A few feet off shore, a patchwork fleet of motorboats, dinghies, and docks anchored on the Willamette to pirate the party.
The unofficial commodore of the fleet is Finger
, a partial pirate we first met last month
. Finger spent his afternoons ferrying adventuresome revelers from the public docks out the party on the water. Interrupted by reporters—he's become a celebrity of sorts—and the occasional booty call, our gondolier doubled as a tour guide, telling us which docks had the toilet and stroking his oar as we passed the American flag bikini-clad girls on a “Girls Gone Wild boat.”
The party on the partial pirates’ dock was a different. In the center of one circle was a burning hookah surrounded by seated smokers. Another circle centered around a spliff. Around 15 partiers total, all sipping on cans of beer and kicking back. Where was the beer was coming from? I couldn't tell.
Then one partier walked over to the edge of the dock to reel in a yellow rope. Lo and behold, a baker’s dozen of PBR came up in a crab trap.
“Keeps ‘em cold,”
said the man, tossing a can to my friend. The man didn’t lie.
“We’ve been keeping them down there all afternoon,” said the pony-tailed man tending the chicken on the grill. “We lost a few earlier, but it’s worth it for cold beer.”
“Cans have been floating up throughout the day, like a little present from the river.”
A man walked around collecting money for another beer run to keep the party well-stocked while the ferries carried people from the docks to the marina, other docks, and other boats.

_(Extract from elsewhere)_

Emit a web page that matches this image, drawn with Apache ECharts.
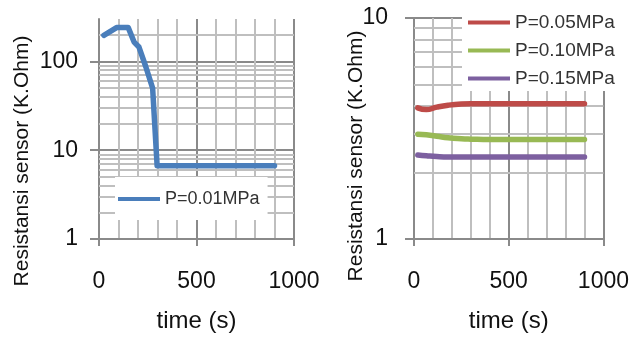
<!DOCTYPE html>
<html>
<head>
<meta charset="utf-8">
<script src="https://cdn.jsdelivr.net/npm/echarts@6/dist/echarts.min.js"></script>
<style>
  html, body { margin: 0; padding: 0; background: #fff; }
  #chart { width: 632px; height: 338px; }
</style>
</head>
<body>
<div id="chart"></div>
<script>
// left panel: P=0.01MPa
const timeA = [25, 90, 150, 180, 205, 240, 275, 298, 400, 500, 600, 700, 800, 900];
const resA  = [196, 240, 240, 165, 145, 87, 50, 6.7, 6.7, 6.7, 6.7, 6.7, 6.7, 6.7];

// right panel
const timeB = [20, 65, 120, 180, 250, 300, 400, 500, 600, 700, 800, 900];
const res005 = [3.92, 3.85, 3.95, 4.03, 4.08, 4.09, 4.09, 4.09, 4.09, 4.09, 4.09, 4.09];
const res010 = [2.98, 2.96, 2.92, 2.87, 2.84, 2.83, 2.82, 2.82, 2.82, 2.82, 2.82, 2.82];
const res015 = [2.40, 2.38, 2.36, 2.35, 2.35, 2.35, 2.35, 2.35, 2.35, 2.35, 2.35, 2.35];

const yTicksA = [1, 10, 100];
const yTicksB = [1, 10];

const FONT = 'Liberation Sans';
const MAJOR = '#8a8a8a';
const MINOR = '#bfbfbf';
const Y_NAME = 'Resistansi sensor (K.Ohm)';

function pair(xs, ys) { return xs.map((x, i) => [x, ys[i]]); }

// minor log gridlines 2..9 of every decade below max
function minorLog(max) {
  const out = [];
  for (let d = 1; d < max; d *= 10) {
    for (let k = 2; k <= 9; k++) {
      if (k * d < max) out.push({ yAxis: k * d });
    }
  }
  return out;
}

function xAxisFor(idx) {
  return {
    type: 'value', gridIndex: idx, min: 0, max: 1000, interval: 500,
    name: 'time (s)', nameLocation: 'middle', nameGap: 70,
    nameTextStyle: { fontFamily: FONT, fontSize: 24, color: '#111' },
    axisLine: { show: true, lineStyle: { color: MAJOR, width: 2 } },
    axisTick: { show: true, length: 7, lineStyle: { color: MAJOR, width: 2 } },
    axisLabel: { fontFamily: FONT, fontSize: 23, color: '#111', margin: 31, formatter: v => String(v) },
    splitLine: { show: true, lineStyle: { color: MAJOR, width: 2 } },
    minorTick: { show: false, splitNumber: 5 },
    minorSplitLine: { show: true, lineStyle: { color: MINOR, width: 2 } }
  };
}

function yAxisFor(idx, max, ticks, margin) {
  return {
    type: 'log', logBase: 10, gridIndex: idx, min: 1, max: max,
    axisLine: { show: true, lineStyle: { color: MAJOR, width: 2 } },
    axisTick: { show: true, length: 9, customValues: ticks, lineStyle: { color: MAJOR, width: 2 } },
    axisLabel: { fontFamily: FONT, fontSize: 23, color: '#111', margin: margin, customValues: ticks },
    splitLine: { show: true, lineStyle: { color: MAJOR, width: 2 } }
  };
}

function gridSeries(idx, max) {
  return {
    type: 'line', xAxisIndex: idx, yAxisIndex: idx, data: [], silent: true, z: 1,
    markLine: {
      z: 1, silent: true, symbol: 'none', label: { show: false }, animation: false,
      lineStyle: { color: MINOR, width: 2, type: 'solid' },
      emphasis: { disabled: true },
      data: minorLog(max)
    }
  };
}

function lineSeries(name, idx, data, color, smooth) {
  return {
    name: name, type: 'line', xAxisIndex: idx, yAxisIndex: idx, data: data,
    symbol: 'none', smooth: smooth, z: 3,
    lineStyle: { color: color, width: 5.5, cap: 'round', join: 'round' },
    itemStyle: { color: color }
  };
}

function yName(x, y) {
  return {
    type: 'text', x: x, y: y, rotation: Math.PI / 2,
    style: {
      text: Y_NAME, fontFamily: FONT, fontSize: 21, fill: '#111',
      align: 'center', verticalAlign: 'middle'
    }
  };
}

const chart = echarts.init(document.getElementById('chart'), null, { renderer: 'canvas' });
chart.setOption({
  animation: false,
  backgroundColor: '#fff',
  grid: [
    { left: 99, top: 19, width: 195, height: 222 },
    { left: 414, top: 18, width: 191, height: 221 }
  ],
  xAxis: [xAxisFor(0), xAxisFor(1)],
  yAxis: [yAxisFor(0, 300, yTicksA, 21), yAxisFor(1, 10, yTicksB, 26)],
  graphic: [yName(22, 161), yName(356, 156)],
  legend: [
    {
      data: ['P=0.01MPa'], left: 115, top: 177,
      backgroundColor: '#fff', padding: [13, 8, 12, 3],
      icon: 'rect', itemWidth: 42, itemHeight: 4, itemGap: 5,
      textStyle: { fontFamily: FONT, fontSize: 18, color: '#333' }
    },
    {
      data: ['P=0.05MPa', 'P=0.10MPa', 'P=0.15MPa'], orient: 'vertical', left: 462, top: 3,
      backgroundColor: '#fff', padding: [9, 20, 2, 6],
      icon: 'rect', itemWidth: 42, itemHeight: 4, itemGap: 7,
      textStyle: { fontFamily: FONT, fontSize: 19, color: '#333', lineHeight: 21 }
    }
  ],
  series: [
    gridSeries(0, 300),
    gridSeries(1, 10),
    lineSeries('P=0.01MPa', 0, pair(timeA, resA), '#4a7ebb', false),
    lineSeries('P=0.05MPa', 1, pair(timeB, res005), '#be4b48', true),
    lineSeries('P=0.10MPa', 1, pair(timeB, res010), '#98b954', true),
    lineSeries('P=0.15MPa', 1, pair(timeB, res015), '#7d60a0', true)
  ]
});
</script>
</body>
</html>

Finger's Huck Finn raft transported guests between Finger’s docks and the Bella Della, a black sailboat flying a Jolly Roger. The tanned man with a black bandana tied about his head helming the Bella Della only completed the image. Finger may have referred to himself as a partial pirate in jest earlier, but some of the partiers along the waterfront had gone full pirate.
The lone bathroom open to the public out here was on a nearby, much larger dock. While Finger’s had the feel of a private party amongst friends, this dock was open to all. Large families, groups of friends, and frat boys desperately trying to recreate their college days at Shasta tethered their boats out here, drinking beer, grilling, and turning the porta-potty into a war-zone.
After using the facilities, my friend and I paid $1 to take a taxi back to shore. One might be apprehensive about hopping in a raft helmed by a pre-teen, but there’s nothing like a ride when you need it. The number is posted on the docks with the bathroom.
“I’ve been living on a boat for a year now and this is my first time at Bluesfest,” says Bob, a soaking mountain of a man. “There’s just nothing quite like this.”
He finished his beer, tossed it in the recycling bucket, and jumped into the PBR-chilling water.